Print the listing from its top line through the line containing "var panelNames = ['NAO', 'AMO'];", nothing more, and leave out the pictures.

RECORDED DATA »
(begin)
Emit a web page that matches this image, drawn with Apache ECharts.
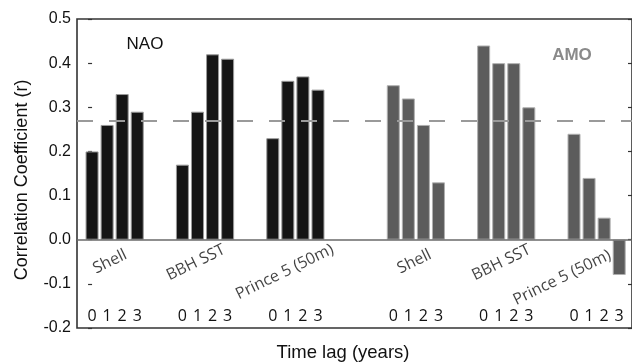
<!DOCTYPE html>
<html><head><meta charset="utf-8">
<script src="https://cdn.jsdelivr.net/npm/echarts@6/dist/echarts.min.js"></script>
<style>html,body{margin:0;padding:0;background:#fff}#c{width:632px;height:363px}</style>
</head><body><div id="c"></div>
<script>
// ---- data ----
var groupNames = ['Shell', 'BBH SST', 'Prince 5 (50m)', 'Shell', 'BBH SST', 'Prince 5 (50m)'];
var lagLabels = ['0', '1', '2', '3'];
var naoShell  = [0.20, 0.26, 0.33, 0.29];
var naoBBH    = [0.17, 0.29, 0.42, 0.41];
var naoPrince = [0.23, 0.36, 0.37, 0.34];
var amoShell  = [0.35, 0.32, 0.26, 0.13];
var amoBBH    = [0.44, 0.40, 0.40, 0.30];
var amoPrince = [0.24, 0.14, 0.05, -0.08];
var significance = 0.27;
var yTickValues = [-0.2, -0.1, 0.0, 0.1, 0.2, 0.3, 0.4, 0.5];
var panelNames = ['NAO', 'AMO'];

// ---- layout (slot positions on the x axis) ----
var groupStart = [0, 6, 12, 20, 26, 32];
var labelShift = [[-0.31, -0.050], [-0.61, -0.052], [-0.71, -0.073], [-0.10, -0.050], [-0.33, -0.052], [-2.29, -0.086]];

var naoSets = [naoShell, naoBBH, naoPrince];
var amoSets = [amoShell, amoBBH, amoPrince];
function toBars(sets, offset) {
  var out = [];
  sets.forEach(function (vals, g) {
    vals.forEach(function (v, i) { out.push([groupStart[g + offset] + i, v]); });
  });
  return out;
}
var slotLag = {};
groupStart.forEach(function (s) { lagLabels.forEach(function (l, i) { slotLag[s + i] = l; }); });
var groupLabelData = groupNames.map(function (n, g) {
  return { value: [groupStart[g] + 1.5 + labelShift[g][0], labelShift[g][1]], name: n };
});

var chart = echarts.init(document.getElementById('c'), null, { renderer: 'canvas' });
var axisFont = 'Liberation Sans, Arial, sans-serif';
chart.setOption({
  animation: false,
  grid: { left: 77, top: 19, width: 556, height: 309, show: true, borderColor: '#333', borderWidth: 1.6, backgroundColor: 'transparent' },
  xAxis: {
    type: 'value', min: -1, max: 35.85, interval: 1,
    axisLine: { show: false }, axisTick: { show: false }, splitLine: { show: false },
    axisLabel: {
      inside: true, margin: 4, fontFamily: 'Open Sans', fontSize: 16, color: '#111',
      showMinLabel: false, showMaxLabel: false,
      formatter: function (v) { return slotLag[Math.round(v)] !== undefined && Math.abs(v - Math.round(v)) < 1e-6 ? slotLag[Math.round(v)] : ''; }
    }
  },
  yAxis: [{
    type: 'value', min: -0.2, max: 0.5, interval: 0.1,
    axisLine: { show: false },
    axisTick: { show: true, length: 4, lineStyle: { color: '#333', width: 1.2 } },
    splitLine: { show: false },
    axisLabel: { margin: 6, fontFamily: axisFont, fontSize: 16, color: '#111',
      formatter: function (v) { return v.toFixed(1); } }
  }, {
    type: 'value', min: -0.2, max: 0.5, interval: 0.1, position: 'right',
    axisLine: { show: false },
    axisTick: { show: true, inside: true, length: 4, lineStyle: { color: '#333', width: 1.2 } },
    splitLine: { show: false }, axisLabel: { show: false }
  }],
  series: [{
    type: 'bar', name: 'NAO', data: toBars(naoSets, 0), barWidth: 13, barGap: '-100%',
    itemStyle: { color: '#151515', borderColor: '#9a9a9a', borderWidth: 1 }
  }, {
    type: 'bar', name: 'AMO', data: toBars(amoSets, 3), barWidth: 13, barGap: '-100%',
    itemStyle: { color: '#5c5c5c', borderColor: '#b0b0b0', borderWidth: 1 }
  }, {
    type: 'scatter', symbolSize: 0, data: groupLabelData, z: 6,
    label: { show: true, position: 'inside', rotate: 26, formatter: '{b}', fontFamily: 'Open Sans', fontSize: 16, color: '#111' }
  }, {
    type: 'line', data: [], z: 8,
    markLine: {
      silent: true, symbol: 'none', label: { show: false },
      data: [
        { yAxis: 0, lineStyle: { type: 'solid', color: '#6a6a6a', width: 1.5 } },
        { yAxis: significance, lineStyle: { type: [16, 16], color: '#9a9a9a', width: 2 } }
      ]
    }
  }],
  graphic: [
    { type: 'text', x: 145, y: 44, style: { text: panelNames[0], font: '17px Liberation Sans', fill: '#111', align: 'center', verticalAlign: 'middle' } },
    { type: 'text', x: 572, y: 55, style: { text: panelNames[1], font: 'bold 17px Liberation Sans', fill: '#8a8a8a', align: 'center', verticalAlign: 'middle' } },
    { type: 'text', x: 22, y: 180, rotation: Math.PI / 2, style: { text: 'Correlation Coefficient (r)', font: '18px Liberation Sans', fill: '#111', align: 'center', verticalAlign: 'middle' } },
    { type: 'text', x: 343, y: 353, style: { text: 'Time lag (years)', font: '18.5px Liberation Sans', fill: '#111', align: 'center', verticalAlign: 'middle' } }
  ]
});
</script></body></html>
(end)
COMPLETE RESPONSE »
Emit a web page that matches this image, drawn with Apache ECharts.
<!DOCTYPE html>
<html><head><meta charset="utf-8">
<script src="https://cdn.jsdelivr.net/npm/echarts@6/dist/echarts.min.js"></script>
<style>html,body{margin:0;padding:0;background:#fff}#c{width:632px;height:363px}</style>
</head><body><div id="c"></div>
<script>
// ---- data ----
var groupNames = ['Shell', 'BBH SST', 'Prince 5 (50m)', 'Shell', 'BBH SST', 'Prince 5 (50m)'];
var lagLabels = ['0', '1', '2', '3'];
var naoShell  = [0.20, 0.26, 0.33, 0.29];
var naoBBH    = [0.17, 0.29, 0.42, 0.41];
var naoPrince = [0.23, 0.36, 0.37, 0.34];
var amoShell  = [0.35, 0.32, 0.26, 0.13];
var amoBBH    = [0.44, 0.40, 0.40, 0.30];
var amoPrince = [0.24, 0.14, 0.05, -0.08];
var significance = 0.27;
var yTickValues = [-0.2, -0.1, 0.0, 0.1, 0.2, 0.3, 0.4, 0.5];
var panelNames = ['NAO', 'AMO'];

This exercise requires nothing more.